In 2015, the UK hit a record number of new tech start-ups, but it’s important to remember that not every business is a Google. Whilst technology is advancing on a daily basis, most businesses still function in a 20th century world.
This begs the question: how do you marry technological advances with Stone Age human physiology?
Google’s office environment clearly works for them, but not everyone is a Google, and businesses need to realise this. Although having bean bags and chill-out pods at work might seem like a ‘cool’ idea, they can be inappropriate for the majority of people and tasks that need an ergonomic solution.
Whilst technology is integral to how business performs, we need to remain sceptical of it. Why? Many tasks performed in a business simply don’t require advanced technology to get the job done. Take your average accounts or HR department: whilst both departments are integral to the running of many businesses, their needs are simple – an ergonomic chair, a desk and a computer.
When we talk about agile working environments and collaborative spaces, it may not apply to a significant percentage of the workforce. That’s not to say these options should not be explored and, where appropriate, implemented; in fact, we recommend many of them for the majority of our clients. It’s just that you have to be mindful that in one organisation there will be a multitude of different needs and a multitude of potential solutions.
The desire for a ‘cool’ and ‘funky’ office space frequently comes from the perceived need to attract and please Millennials, and despite this fact many tasks remain the same. Non-Millennial, if you like. There is growing pressure on businesses to attract the best talent to stay ahead of competitors but these efforts can be superficial.
As workstations decrease in size, our office footprint is reducing and personal space is being infringed upon. Employers need to give something back to their workforce and the use of technology may help them do this – but the question is, how?
Often resistant to moving around, employees need to be encouraged to do so. One simple way to do this is to restrict printer locations; an unexpected by-product is its impact on conversations and communication, not to mention an easy way to burn off that custard cream. How long do we think it will be before more progressive employers start to use wearable technology to monitor their staff’s movement and therefore wellbeing, or do we think that’s a step too far?
But, before the big changes are considered, businesses should first look at the fundamental challenges they face.
Technology is all well and good but human nature still has to be contended with – and all it takes is for one person not to adopt your changes for the whole system to come crashing down.
It’s important to remember that work is an activity not a place. Some jobs may be able to be completed in a coffee shop or, indeed, on a bean bag, but the reality is that it’s not for everyone and it’s not for every task.

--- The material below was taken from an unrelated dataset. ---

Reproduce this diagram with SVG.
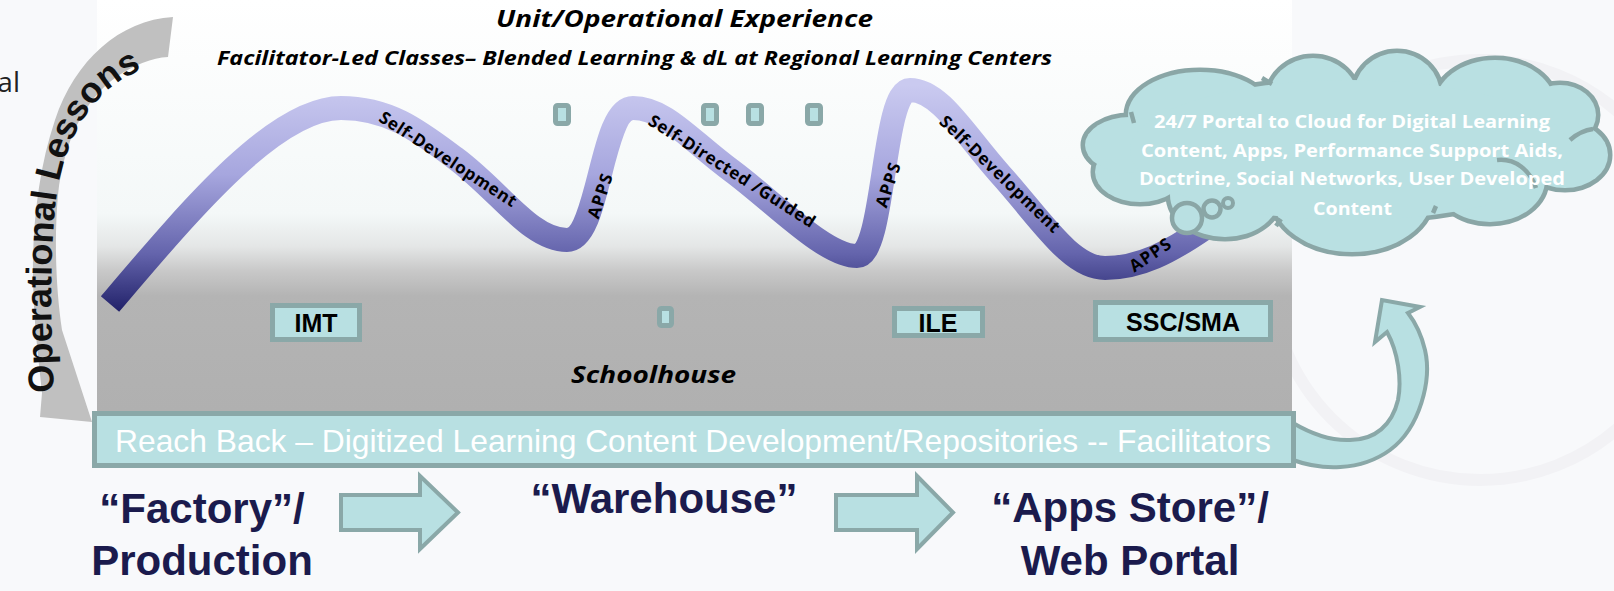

Clients often come to us with what they think are creative ideas for no other reason than they think the final result will look ‘cool’. We strip this down and go right back to basics, looking at what employees need and want in order to complete their job.
I’m not against technology, of course, I just believe that it is a tool, nothing more. It is the people within the business who deliver the results and if we don’t look after them, businesses will fail.